PROBLEM TO SOLVE >>
Collect each line of the entries that holds the string "this".

DATASET ROWS >>
┄┄┄┄┄┄
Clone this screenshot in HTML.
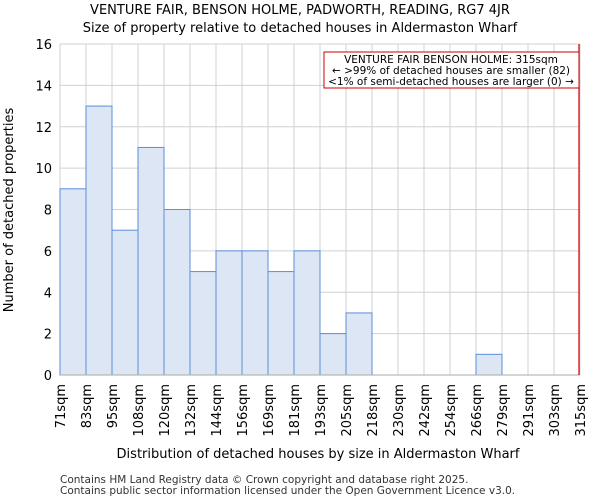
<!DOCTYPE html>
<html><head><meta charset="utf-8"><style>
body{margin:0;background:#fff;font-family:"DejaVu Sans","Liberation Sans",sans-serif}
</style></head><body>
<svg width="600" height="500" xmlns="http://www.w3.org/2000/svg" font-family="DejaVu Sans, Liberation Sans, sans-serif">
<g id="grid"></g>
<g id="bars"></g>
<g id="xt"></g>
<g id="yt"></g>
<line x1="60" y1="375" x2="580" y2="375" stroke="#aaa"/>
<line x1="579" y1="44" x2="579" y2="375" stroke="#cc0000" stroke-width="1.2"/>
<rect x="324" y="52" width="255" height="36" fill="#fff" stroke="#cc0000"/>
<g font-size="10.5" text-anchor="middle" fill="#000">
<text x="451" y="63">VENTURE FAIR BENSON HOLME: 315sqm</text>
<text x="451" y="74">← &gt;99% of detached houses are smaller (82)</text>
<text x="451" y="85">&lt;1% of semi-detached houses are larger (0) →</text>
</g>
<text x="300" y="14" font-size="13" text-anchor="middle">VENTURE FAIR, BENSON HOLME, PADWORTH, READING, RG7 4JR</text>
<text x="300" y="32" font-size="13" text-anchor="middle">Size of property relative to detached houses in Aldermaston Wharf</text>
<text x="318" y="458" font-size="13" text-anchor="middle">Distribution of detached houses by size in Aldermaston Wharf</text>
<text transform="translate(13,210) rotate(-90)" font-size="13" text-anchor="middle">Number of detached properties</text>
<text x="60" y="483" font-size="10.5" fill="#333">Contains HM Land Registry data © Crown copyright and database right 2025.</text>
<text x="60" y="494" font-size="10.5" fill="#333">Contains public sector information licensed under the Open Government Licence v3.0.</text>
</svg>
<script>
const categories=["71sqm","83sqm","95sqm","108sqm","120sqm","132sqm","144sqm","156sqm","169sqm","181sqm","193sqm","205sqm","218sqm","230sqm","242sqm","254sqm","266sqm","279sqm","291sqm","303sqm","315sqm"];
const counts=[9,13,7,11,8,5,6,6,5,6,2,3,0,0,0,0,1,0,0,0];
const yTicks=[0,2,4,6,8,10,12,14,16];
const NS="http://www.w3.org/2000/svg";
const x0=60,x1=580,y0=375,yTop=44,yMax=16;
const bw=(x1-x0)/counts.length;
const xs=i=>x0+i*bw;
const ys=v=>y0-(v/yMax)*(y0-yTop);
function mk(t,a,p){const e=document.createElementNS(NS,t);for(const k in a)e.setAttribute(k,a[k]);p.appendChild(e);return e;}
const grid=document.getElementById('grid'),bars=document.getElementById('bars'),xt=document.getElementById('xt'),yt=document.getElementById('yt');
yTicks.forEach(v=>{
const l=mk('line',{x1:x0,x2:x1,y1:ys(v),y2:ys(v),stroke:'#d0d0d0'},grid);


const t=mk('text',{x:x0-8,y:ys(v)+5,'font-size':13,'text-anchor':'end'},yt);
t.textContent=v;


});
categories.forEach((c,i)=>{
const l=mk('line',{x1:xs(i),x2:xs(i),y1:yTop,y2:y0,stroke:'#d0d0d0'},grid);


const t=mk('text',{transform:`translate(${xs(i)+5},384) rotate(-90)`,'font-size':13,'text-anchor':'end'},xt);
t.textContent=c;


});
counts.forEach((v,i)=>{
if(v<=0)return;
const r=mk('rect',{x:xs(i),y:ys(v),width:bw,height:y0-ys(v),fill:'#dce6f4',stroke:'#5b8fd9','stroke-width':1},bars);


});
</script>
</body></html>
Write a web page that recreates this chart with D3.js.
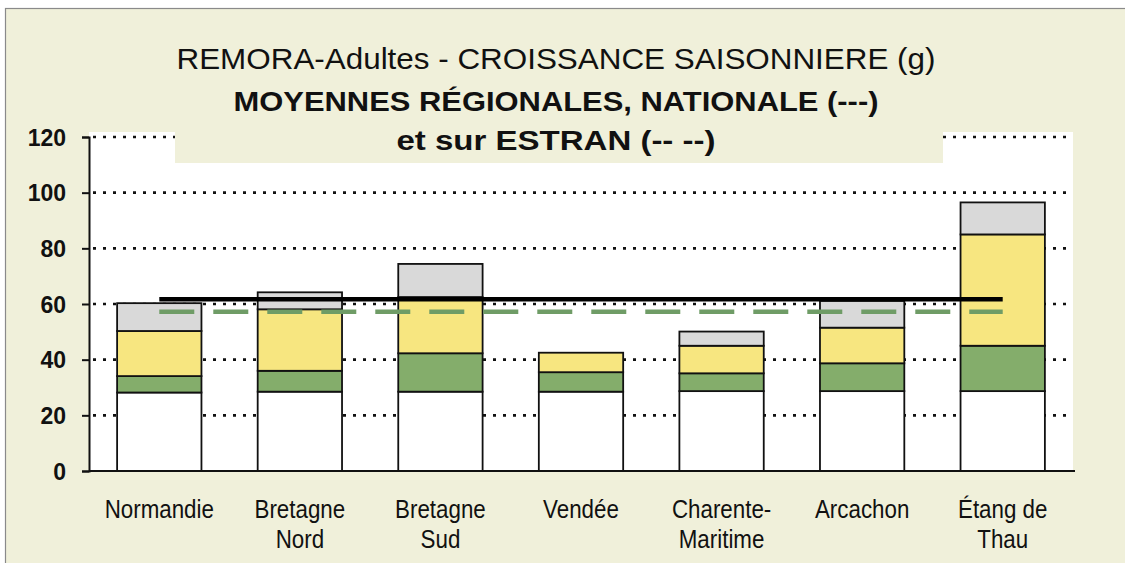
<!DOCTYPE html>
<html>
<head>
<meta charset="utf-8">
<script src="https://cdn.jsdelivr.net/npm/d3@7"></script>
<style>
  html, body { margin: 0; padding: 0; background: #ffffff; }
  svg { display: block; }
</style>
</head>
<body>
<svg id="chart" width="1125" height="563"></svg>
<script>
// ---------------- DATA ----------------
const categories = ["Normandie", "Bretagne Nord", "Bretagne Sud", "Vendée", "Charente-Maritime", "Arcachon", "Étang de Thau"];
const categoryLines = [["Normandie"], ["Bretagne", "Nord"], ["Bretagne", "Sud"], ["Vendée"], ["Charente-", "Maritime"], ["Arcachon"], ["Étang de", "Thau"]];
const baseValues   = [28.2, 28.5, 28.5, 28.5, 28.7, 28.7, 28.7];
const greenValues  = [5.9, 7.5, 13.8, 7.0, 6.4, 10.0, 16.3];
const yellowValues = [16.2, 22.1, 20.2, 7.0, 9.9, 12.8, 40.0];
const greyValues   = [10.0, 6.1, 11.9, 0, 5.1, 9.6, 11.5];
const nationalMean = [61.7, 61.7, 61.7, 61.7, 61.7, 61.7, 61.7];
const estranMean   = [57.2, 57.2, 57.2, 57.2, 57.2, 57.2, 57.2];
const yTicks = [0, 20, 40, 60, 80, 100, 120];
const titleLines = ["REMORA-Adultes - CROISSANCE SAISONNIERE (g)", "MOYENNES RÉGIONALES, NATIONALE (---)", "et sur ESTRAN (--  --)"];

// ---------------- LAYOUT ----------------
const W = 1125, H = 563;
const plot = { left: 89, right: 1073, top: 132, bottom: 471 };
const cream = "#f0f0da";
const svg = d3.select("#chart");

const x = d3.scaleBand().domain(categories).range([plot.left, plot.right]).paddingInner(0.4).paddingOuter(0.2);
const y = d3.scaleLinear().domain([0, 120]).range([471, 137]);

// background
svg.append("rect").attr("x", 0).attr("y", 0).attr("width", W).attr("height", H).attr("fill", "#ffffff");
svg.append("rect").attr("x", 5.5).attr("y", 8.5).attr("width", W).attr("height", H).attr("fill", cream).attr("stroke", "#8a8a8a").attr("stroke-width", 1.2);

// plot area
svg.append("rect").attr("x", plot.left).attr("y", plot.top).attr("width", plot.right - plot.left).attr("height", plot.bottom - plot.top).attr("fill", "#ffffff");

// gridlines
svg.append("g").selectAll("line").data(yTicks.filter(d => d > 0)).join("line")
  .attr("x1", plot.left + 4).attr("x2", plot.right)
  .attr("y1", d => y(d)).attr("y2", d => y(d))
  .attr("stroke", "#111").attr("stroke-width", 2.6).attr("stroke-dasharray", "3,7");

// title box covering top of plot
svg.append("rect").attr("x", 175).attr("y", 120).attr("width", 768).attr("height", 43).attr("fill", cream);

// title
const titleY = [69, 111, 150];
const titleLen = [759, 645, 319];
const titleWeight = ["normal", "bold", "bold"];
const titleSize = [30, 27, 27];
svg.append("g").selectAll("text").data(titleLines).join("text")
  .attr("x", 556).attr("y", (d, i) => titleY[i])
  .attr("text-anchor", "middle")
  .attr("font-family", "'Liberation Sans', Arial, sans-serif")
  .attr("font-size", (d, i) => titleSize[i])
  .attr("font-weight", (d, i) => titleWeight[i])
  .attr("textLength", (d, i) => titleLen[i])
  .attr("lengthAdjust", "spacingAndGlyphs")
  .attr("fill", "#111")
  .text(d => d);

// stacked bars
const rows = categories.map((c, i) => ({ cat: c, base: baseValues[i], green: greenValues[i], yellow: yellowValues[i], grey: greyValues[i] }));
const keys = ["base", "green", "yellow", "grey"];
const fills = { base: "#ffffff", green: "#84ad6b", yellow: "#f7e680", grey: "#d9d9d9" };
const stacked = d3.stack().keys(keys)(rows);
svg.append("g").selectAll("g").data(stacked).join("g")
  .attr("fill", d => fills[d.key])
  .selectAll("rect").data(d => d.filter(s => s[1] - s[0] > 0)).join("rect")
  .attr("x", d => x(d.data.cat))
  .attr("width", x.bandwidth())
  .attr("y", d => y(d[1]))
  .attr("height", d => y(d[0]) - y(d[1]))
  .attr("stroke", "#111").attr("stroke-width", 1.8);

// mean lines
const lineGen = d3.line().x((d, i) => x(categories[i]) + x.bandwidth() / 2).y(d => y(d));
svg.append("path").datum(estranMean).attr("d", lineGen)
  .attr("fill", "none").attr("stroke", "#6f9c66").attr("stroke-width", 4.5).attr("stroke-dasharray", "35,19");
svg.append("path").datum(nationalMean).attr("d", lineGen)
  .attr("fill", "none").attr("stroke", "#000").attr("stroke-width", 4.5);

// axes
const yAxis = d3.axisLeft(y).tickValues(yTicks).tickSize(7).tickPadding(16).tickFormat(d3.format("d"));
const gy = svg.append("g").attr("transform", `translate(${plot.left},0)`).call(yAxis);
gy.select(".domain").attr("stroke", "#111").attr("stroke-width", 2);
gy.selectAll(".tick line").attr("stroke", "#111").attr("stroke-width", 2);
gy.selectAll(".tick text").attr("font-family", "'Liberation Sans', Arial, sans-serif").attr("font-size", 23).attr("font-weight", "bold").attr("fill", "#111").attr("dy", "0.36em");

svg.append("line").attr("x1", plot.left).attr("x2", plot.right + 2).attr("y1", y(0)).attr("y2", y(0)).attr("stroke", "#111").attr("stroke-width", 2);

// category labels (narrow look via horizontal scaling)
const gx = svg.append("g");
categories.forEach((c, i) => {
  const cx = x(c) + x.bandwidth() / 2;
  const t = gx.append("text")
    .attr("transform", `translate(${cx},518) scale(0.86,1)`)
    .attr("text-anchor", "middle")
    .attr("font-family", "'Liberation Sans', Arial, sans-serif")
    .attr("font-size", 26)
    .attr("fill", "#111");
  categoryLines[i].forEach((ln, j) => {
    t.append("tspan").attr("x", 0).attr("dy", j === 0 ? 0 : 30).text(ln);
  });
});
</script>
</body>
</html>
┄┄┄┄┄┄
TASK SOLUTION >>
Clone this screenshot in HTML.
Write a web page that recreates this chart with D3.js.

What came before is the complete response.